Note: I am writing this quickly on my phone, so apologises for spelling and grammar errors and the lack of citations
I saw the above on my Facebook feed this morning from the most important right-leaning magazine in America. And it made me realise that many conservatives have no idea how lucky they have been to have President Obama as an opponent.
Their opposition to him has been tenacious and unprecedented. Virtually every initiative of Obama’s presidency has been opposed by every single Republican congressman and Senator. By contrast, many of the key parts of President George W. Bush’s agenda – the Iraq War, the Patriot Act and No Child Left Behind – were backed by a clear majority of congressional Democrats. And conservative opposition went beyond policy. Polls suggested that around half of Republican voters – one of whom is now President – believed the racially tinged concoction that Obama was not born in America and therefore inelligible for the office he held.
The ferocity of this fightback might lead one to imagine that it was directed against a uniquely implacable and unrelenting foe. In fact, Obama’s whole political identity was built on the possibility of finding common ground with opponents. The speech to the 2004 Democratic convention that propelled him to national prominence proclaimed that “there are no red states and blue states, there is only the United States“.
That wasn’t mere rhetoric. He appointed multiple Republicans to his administration including not one but two Secretaries of Defence. His signature healthcare policy was borrowed from Mitt Romney’s tenure as a governor, who borrowed it from right-leaning think tanks trying to devising a conservative alternative to single payer. To the horror of many of his liberal supporters, he not only continued but intensified Bush’s policies on drone strokes and mass surveillance. He spoke in defence of free speech on campuses and about the dangers of political correctness. And he ensured that the African-American president was not a radical like Jesse Jackson or Al Sharpton but a man who emphasised his Americaness over his blackness.
They are unlikely to be so lucky again. The Republicans are remaking the Democrats in their image. The success of Sanders insurgency has demonstrated that the Democratic Party is on its way to becoming as liberal as the Republicans are conservative.

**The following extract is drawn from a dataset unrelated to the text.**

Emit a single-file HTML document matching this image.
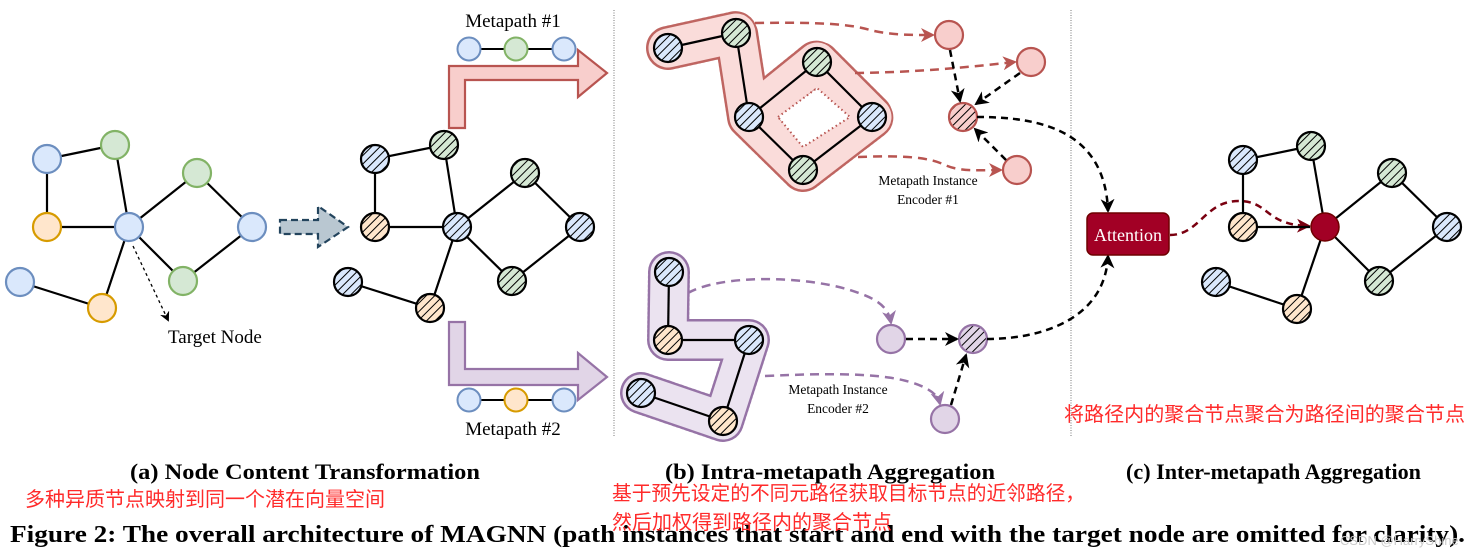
<!DOCTYPE html>
<html><head><meta charset="utf-8"><style>
html,body{margin:0;padding:0;background:#fff;}
svg{display:block;}
.s{font-family:"Liberation Serif",serif;}
.cn{font-family:"Liberation Sans","Noto Sans CJK SC",sans-serif;fill:#ff2a2a;font-size:20px;}
</style></head><body>
<svg width="1475" height="558" viewBox="0 0 1475 558" xmlns="http://www.w3.org/2000/svg">
<defs>
<pattern id="hb" width="6" height="6" patternUnits="userSpaceOnUse" patternTransform="rotate(45)"><rect width="6" height="6" fill="#dae8fc"/><line x1="0" y1="0" x2="0" y2="6" stroke="#000" stroke-width="2"/></pattern>
<pattern id="hg" width="6" height="6" patternUnits="userSpaceOnUse" patternTransform="rotate(45)"><rect width="6" height="6" fill="#d5e8d4"/><line x1="0" y1="0" x2="0" y2="6" stroke="#000" stroke-width="2"/></pattern>
<pattern id="ho" width="6" height="6" patternUnits="userSpaceOnUse" patternTransform="rotate(45)"><rect width="6" height="6" fill="#ffe6cc"/><line x1="0" y1="0" x2="0" y2="6" stroke="#000" stroke-width="2"/></pattern>
<pattern id="hr" width="6" height="6" patternUnits="userSpaceOnUse" patternTransform="rotate(45)"><rect width="6" height="6" fill="#f8cecc"/><line x1="0" y1="0" x2="0" y2="6" stroke="#000" stroke-width="2"/></pattern>
<pattern id="hp" width="6" height="6" patternUnits="userSpaceOnUse" patternTransform="rotate(45)"><rect width="6" height="6" fill="#e1d5e7"/><line x1="0" y1="0" x2="0" y2="6" stroke="#000" stroke-width="2"/></pattern>
<marker id="ak" markerWidth="14" markerHeight="14" refX="12" refY="7" orient="auto" markerUnits="userSpaceOnUse"><path d="M0,0 L14,7 L0,14 L4,7z" fill="#000"/></marker>
<marker id="ak2" markerWidth="10" markerHeight="10" refX="8" refY="5" orient="auto" markerUnits="userSpaceOnUse"><path d="M0,0 L10,5 L0,10 L3,5z" fill="#000"/></marker>
<marker id="ar" markerWidth="14" markerHeight="14" refX="12" refY="7" orient="auto" markerUnits="userSpaceOnUse"><path d="M0,0 L14,7 L0,14 L4,7z" fill="#b85450"/></marker>
<marker id="ap" markerWidth="14" markerHeight="14" refX="12" refY="7" orient="auto" markerUnits="userSpaceOnUse"><path d="M0,0 L14,7 L0,14 L4,7z" fill="#9673a6"/></marker>
<marker id="ad" markerWidth="14" markerHeight="14" refX="12" refY="7" orient="auto" markerUnits="userSpaceOnUse"><path d="M0,0 L14,7 L0,14 L4,7z" fill="#7a0010"/></marker>
</defs>

<line x1="614" y1="10" x2="614" y2="437" stroke="#777" stroke-dasharray="1,1.5"/>
<line x1="1071" y1="10" x2="1071" y2="437" stroke="#777" stroke-dasharray="1,1.5"/>

<g stroke="#000" stroke-width="2.2">
<line x1="47" y1="159" x2="115" y2="145"/><line x1="47" y1="159" x2="47" y2="227"/>
<line x1="47" y1="227" x2="129" y2="227"/><line x1="115" y1="145" x2="129" y2="227"/>
<line x1="129" y1="227" x2="197" y2="173"/><line x1="197" y1="173" x2="252" y2="227"/>
<line x1="252" y1="227" x2="183" y2="281"/><line x1="183" y1="281" x2="129" y2="227"/>
<line x1="129" y1="227" x2="102" y2="308"/><line x1="102" y1="308" x2="20" y2="282"/>
</g>
<g stroke-width="2.2">
<circle cx="47" cy="159" r="14" fill="#dae8fc" stroke="#6c8ebf"/>
<circle cx="115" cy="145" r="14" fill="#d5e8d4" stroke="#82b366"/>
<circle cx="47" cy="227" r="14" fill="#ffe6cc" stroke="#d79b00"/>
<circle cx="129" cy="227" r="14" fill="#dae8fc" stroke="#6c8ebf"/>
<circle cx="197" cy="173" r="14" fill="#d5e8d4" stroke="#82b366"/>
<circle cx="252" cy="227" r="14" fill="#dae8fc" stroke="#6c8ebf"/>
<circle cx="183" cy="281" r="14" fill="#d5e8d4" stroke="#82b366"/>
<circle cx="20" cy="282" r="14" fill="#dae8fc" stroke="#6c8ebf"/>
<circle cx="102" cy="308" r="14" fill="#ffe6cc" stroke="#d79b00"/>
</g>
<line x1="133" y1="246" x2="168" y2="320" stroke="#000" stroke-width="1.3" stroke-dasharray="3,3" marker-end="url(#ak2)"/>
<text x="168" y="343" class="s" font-size="19">Target Node</text>

<path d="M280,220 L318,220 L318,206 L348,227 L318,247 L318,234 L280,234z" fill="#b9c7d1" stroke="#23445d" stroke-width="2.2" stroke-dasharray="7,4"/>

<g stroke="#000" stroke-width="2.2">
<line x1="375" y1="159" x2="444" y2="145"/><line x1="375" y1="159" x2="375" y2="227"/>
<line x1="375" y1="227" x2="457" y2="227"/><line x1="444" y1="145" x2="457" y2="227"/>
<line x1="457" y1="227" x2="525" y2="173"/><line x1="525" y1="173" x2="580" y2="227"/>
<line x1="580" y1="227" x2="512" y2="281"/><line x1="512" y1="281" x2="457" y2="227"/>
<line x1="457" y1="227" x2="430" y2="308"/><line x1="430" y1="308" x2="348" y2="282"/>
</g>
<g stroke="#000" stroke-width="2.2">
<circle cx="375" cy="159" r="14" fill="url(#hb)"/>
<circle cx="444" cy="145" r="14" fill="url(#hg)"/>
<circle cx="375" cy="227" r="14" fill="url(#ho)"/>
<circle cx="457" cy="227" r="14" fill="url(#hb)"/>
<circle cx="525" cy="173" r="14" fill="url(#hg)"/>
<circle cx="580" cy="227" r="14" fill="url(#hb)"/>
<circle cx="512" cy="281" r="14" fill="url(#hg)"/>
<circle cx="348" cy="282" r="14" fill="url(#hb)"/>
<circle cx="430" cy="308" r="14" fill="url(#ho)"/>
</g>

<path d="M449,128 L449,66 L578,66 L578,50 L607,73 L578,97 L578,80 L465,80 L465,128z" fill="#f8cecc" stroke="#b85450" stroke-width="2.2"/>
<path d="M449,322 L449,385 L578,385 L578,400 L607,377 L578,353 L578,369 L465,369 L465,322z" fill="#e1d5e7" stroke="#9673a6" stroke-width="2.2"/>
<text x="513" y="27" class="s" font-size="19" text-anchor="middle">Metapath #1</text>
<line x1="469" y1="49" x2="564" y2="49" stroke="#000" stroke-width="2"/>
<circle cx="469" cy="49" r="11.5" fill="#dae8fc" stroke="#6c8ebf" stroke-width="2"/>
<circle cx="516" cy="49" r="11.5" fill="#d5e8d4" stroke="#82b366" stroke-width="2"/>
<circle cx="564" cy="49" r="11.5" fill="#dae8fc" stroke="#6c8ebf" stroke-width="2"/>
<line x1="469" y1="400" x2="564" y2="400" stroke="#000" stroke-width="2"/>
<circle cx="469" cy="400" r="11.5" fill="#dae8fc" stroke="#6c8ebf" stroke-width="2"/>
<circle cx="516" cy="400" r="11.5" fill="#ffe6cc" stroke="#d79b00" stroke-width="2"/>
<circle cx="564" cy="400" r="11.5" fill="#dae8fc" stroke="#6c8ebf" stroke-width="2"/>
<text x="513" y="435" class="s" font-size="19" text-anchor="middle">Metapath #2</text>

<g fill="none" stroke-linecap="round" stroke-linejoin="round">
<path d="M668,48 L736,33 L749,117 L803,170 L872,117 L817,62 L749,117" stroke="#b85450" stroke-width="44" stroke-dasharray="1.5,3" opacity="0.9"/>
<path d="M668,48 L736,33 L749,117 L803,170 L872,117 L817,62 L749,117" stroke="#fadcda" stroke-width="39"/>
</g>
<path d="M778,117 L817,88 L850,117 L803,147z" fill="#fff" stroke="#b85450" stroke-width="2" stroke-dasharray="1.5,3" stroke-linejoin="round"/>
<g fill="none" stroke-linecap="round" stroke-linejoin="round">
<path d="M669,272 L668,340 L749,340 L723,421 L641,393" stroke="#9673a6" stroke-width="42" stroke-dasharray="1.5,3"/>
<path d="M669,272 L668,340 L749,340 L723,421 L641,393" stroke="#ebe3f0" stroke-width="37"/>
</g>
<g stroke="#000" stroke-width="2.2">
<line x1="668" y1="48" x2="736" y2="33"/><line x1="736" y1="33" x2="749" y2="117"/>
<line x1="749" y1="117" x2="817" y2="62"/><line x1="817" y1="62" x2="872" y2="117"/>
<line x1="872" y1="117" x2="803" y2="170"/><line x1="803" y1="170" x2="749" y2="117"/>
<line x1="669" y1="272" x2="668" y2="340"/><line x1="668" y1="340" x2="749" y2="340"/>
<line x1="749" y1="340" x2="723" y2="421"/><line x1="723" y1="421" x2="641" y2="393"/>
</g>
<g stroke="#000" stroke-width="2.2">
<circle cx="668" cy="48" r="14" fill="url(#hb)"/>
<circle cx="736" cy="33" r="14" fill="url(#hg)"/>
<circle cx="817" cy="62" r="14" fill="url(#hg)"/>
<circle cx="749" cy="117" r="14" fill="url(#hb)"/>
<circle cx="872" cy="117" r="14" fill="url(#hb)"/>
<circle cx="803" cy="170" r="14" fill="url(#hg)"/>
<circle cx="669" cy="272" r="14" fill="url(#hb)"/>
<circle cx="668" cy="340" r="14" fill="url(#ho)"/>
<circle cx="749" cy="340" r="14" fill="url(#hb)"/>
<circle cx="641" cy="393" r="14" fill="url(#hb)"/>
<circle cx="723" cy="421" r="14" fill="url(#ho)"/>
</g>
<g fill="none" stroke="#b85450" stroke-width="2.5" stroke-dasharray="9,6">
<path d="M755,23 C820,22 850,24 870,30 C890,35 910,35 933,35" marker-end="url(#ar)"/>
<path d="M855,73 C920,72 960,68 1015,62" marker-end="url(#ar)"/>
<path d="M858,157 C910,155 930,158 945,165 C960,172 980,170 1001,170" marker-end="url(#ar)"/>
</g>
<g fill="none" stroke="#9673a6" stroke-width="2.5" stroke-dasharray="9,6">
<path d="M688,293 C720,275 800,275 850,290 C875,298 888,305 891,323" marker-end="url(#ap)"/>
<path d="M765,376 C830,373 880,373 910,382 C930,388 938,395 940,404" marker-end="url(#ap)"/>
</g>
<g stroke-width="2.2">
<circle cx="949" cy="35" r="14" fill="#f8cecc" stroke="#b85450"/>
<circle cx="1031" cy="62" r="14" fill="#f8cecc" stroke="#b85450"/>
<circle cx="1017" cy="170" r="14" fill="#f8cecc" stroke="#b85450"/>
<circle cx="963" cy="117" r="14" fill="url(#hr)" stroke="#b85450"/>
<circle cx="891" cy="339" r="14" fill="#e1d5e7" stroke="#9673a6"/>
<circle cx="945" cy="419" r="14" fill="#e1d5e7" stroke="#9673a6"/>
<circle cx="973" cy="339" r="14" fill="url(#hp)" stroke="#9673a6"/>
</g>
<g fill="none" stroke="#000" stroke-width="2.5" stroke-dasharray="7,5">
<path d="M950,50 L960,101" marker-end="url(#ak)"/>
<path d="M1020,73 L976,104" marker-end="url(#ak)"/>
<path d="M1006,160 L975,129" marker-end="url(#ak)"/>
<path d="M906,339 L957,339" marker-end="url(#ak)"/>
<path d="M951,405 L966,355" marker-end="url(#ak)"/>
<path d="M977,117 C1040,117 1105,130 1108,211" marker-end="url(#ak)"/>
<path d="M987,339 C1040,339 1105,320 1108,256" marker-end="url(#ak)"/>
</g>
<text x="928" y="185" class="s" font-size="13.5" text-anchor="middle">Metapath Instance</text>
<text x="928" y="204" class="s" font-size="13.5" text-anchor="middle">Encoder #1</text>
<text x="838" y="394" class="s" font-size="13.5" text-anchor="middle">Metapath Instance</text>
<text x="838" y="413" class="s" font-size="13.5" text-anchor="middle">Encoder #2</text>

<rect x="1087" y="213" width="82" height="42" rx="6" fill="#a20025" stroke="#6f0000" stroke-width="1.5"/>
<text x="1128" y="241" class="s" font-size="18" fill="#fff" text-anchor="middle">Attention</text>
<path d="M1170,235 C1200,235 1205,200 1240,201 C1270,202 1265,225 1309,226" fill="none" stroke="#7a0010" stroke-width="2.5" stroke-dasharray="7,5" marker-end="url(#ad)"/>

<g stroke="#000" stroke-width="2.2">
<line x1="1243" y1="160" x2="1311" y2="146"/><line x1="1243" y1="160" x2="1243" y2="227"/>
<line x1="1243" y1="227" x2="1310" y2="227"/><line x1="1311" y1="146" x2="1325" y2="227"/>
<line x1="1325" y1="227" x2="1392" y2="173"/><line x1="1392" y1="173" x2="1447" y2="227"/>
<line x1="1447" y1="227" x2="1379" y2="281"/><line x1="1379" y1="281" x2="1325" y2="227"/>
<line x1="1325" y1="227" x2="1297" y2="309"/><line x1="1297" y1="309" x2="1216" y2="282"/>
</g>
<g stroke="#000" stroke-width="2.2">
<circle cx="1243" cy="160" r="14" fill="url(#hb)"/>
<circle cx="1311" cy="146" r="14" fill="url(#hg)"/>
<circle cx="1243" cy="227" r="14" fill="url(#ho)"/>
<circle cx="1392" cy="173" r="14" fill="url(#hg)"/>
<circle cx="1447" cy="227" r="14" fill="url(#hb)"/>
<circle cx="1379" cy="281" r="14" fill="url(#hg)"/>
<circle cx="1216" cy="282" r="14" fill="url(#hb)"/>
<circle cx="1297" cy="309" r="14" fill="url(#ho)"/>
</g>
<circle cx="1325" cy="227" r="14" fill="#a20025" stroke="#6f0000" stroke-width="1.5"/>

<text x="130" y="479" class="s" font-size="22" font-weight="bold" textLength="350" lengthAdjust="spacingAndGlyphs">(a) Node Content Transformation</text>
<text x="665" y="479" class="s" font-size="22" font-weight="bold" textLength="330" lengthAdjust="spacingAndGlyphs">(b) Intra-metapath Aggregation</text>
<text x="1126" y="479" class="s" font-size="22" font-weight="bold" textLength="295" lengthAdjust="spacingAndGlyphs">(c) Inter-metapath Aggregation</text>
<text x="1064" y="421" class="cn" textLength="401" lengthAdjust="spacingAndGlyphs">将路径内的聚合节点聚合为路径间的聚合节点</text>
<text x="25" y="506" class="cn" textLength="360" lengthAdjust="spacingAndGlyphs">多种异质节点映射到同一个潜在向量空间</text>
<text x="612" y="500" class="cn" textLength="473" lengthAdjust="spacingAndGlyphs">基于预先设定的不同元路径获取目标节点的近邻路径，</text>
<text x="10" y="542" class="s" font-size="24.5" font-weight="bold" textLength="1455" lengthAdjust="spacingAndGlyphs">Figure 2: The overall architecture of MAGNN (path instances that start and end with the target node are omitted for clarity).</text>
<text x="612" y="529" class="cn">然后加权得到路径内的聚合节点</text>
<text x="1340" y="545" font-family="Liberation Sans,sans-serif" font-size="13" fill="#ccc">CSDN @HarryShine</text>
</svg>
</body></html>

The Sanders insurgency was an explicit rejection of Obama’s compromises: notably in the conviction that the Affordable Care Act was inadequate and that only single payer would do. That was predictable: what is the point of trying to compromise with a movement that has spent 8 years being so uncompromising. The strength of conservative opposition to Obama has apparently proved him wrong that there are no Red and Blue Americas. Democrats now operate in a deeply divided political system where their only way to win is take all without compromise. And the changing demographics of America may well enable them to do just that. It thus may come to be that in the decades to come, Republicans look back on Obama as the good kind of Democrat president.